Joining ITN in 1963, Gall became an authoritative presence on News at Ten from 1970–1991. Yet he never abandoned frontline reporting, covering the fall of Saigon in 1975, the Gulf War, and the Soviet‑Afghan conflict. His deeply personal dispatches from the Afghan countryside illuminated Soviet atrocities and the resilience of local fighters. In 1983, he founded the Sandy Gall Afghanistan Appeal to aid war victims and landmine survivors.

ITV colleague John Suchet praised Gall as “a true gentleman… his name will always be associated with those big stories the fall of Saigon, the Soviet occupation of Afghanistan. Things move on but when the history books are written, his name will be there.”. His work earned him a CBE in 1987, a CMG in 2011, the Lawrence of Arabia Memorial Medal and Companion of the Order of St Michael and St George in 2011.

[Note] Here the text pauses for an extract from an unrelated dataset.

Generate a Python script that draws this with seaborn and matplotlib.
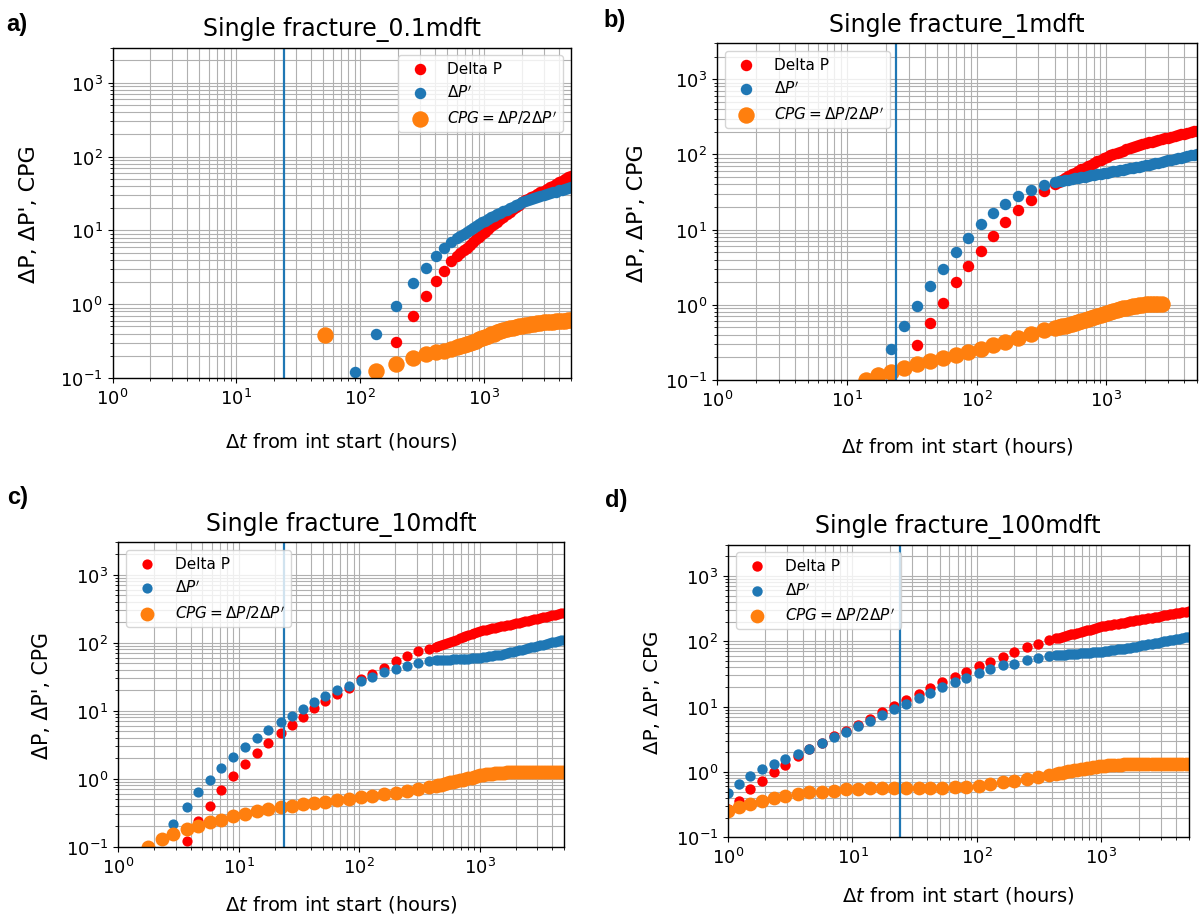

Despite surviving violence, imprisonment under Idi Amin, and near execution in Congo, Gall remained modest. “Nothing is worth getting killed for, but it’s good television, alas,” he once said. Married to Eleanor Smyth from 1958 until her death in 2018, he is survived by four children, including journalist Carlotta Gall. He continued to write and comment until his final years. Britain has lost a courageous reporter whose voice shaped global understanding for generations.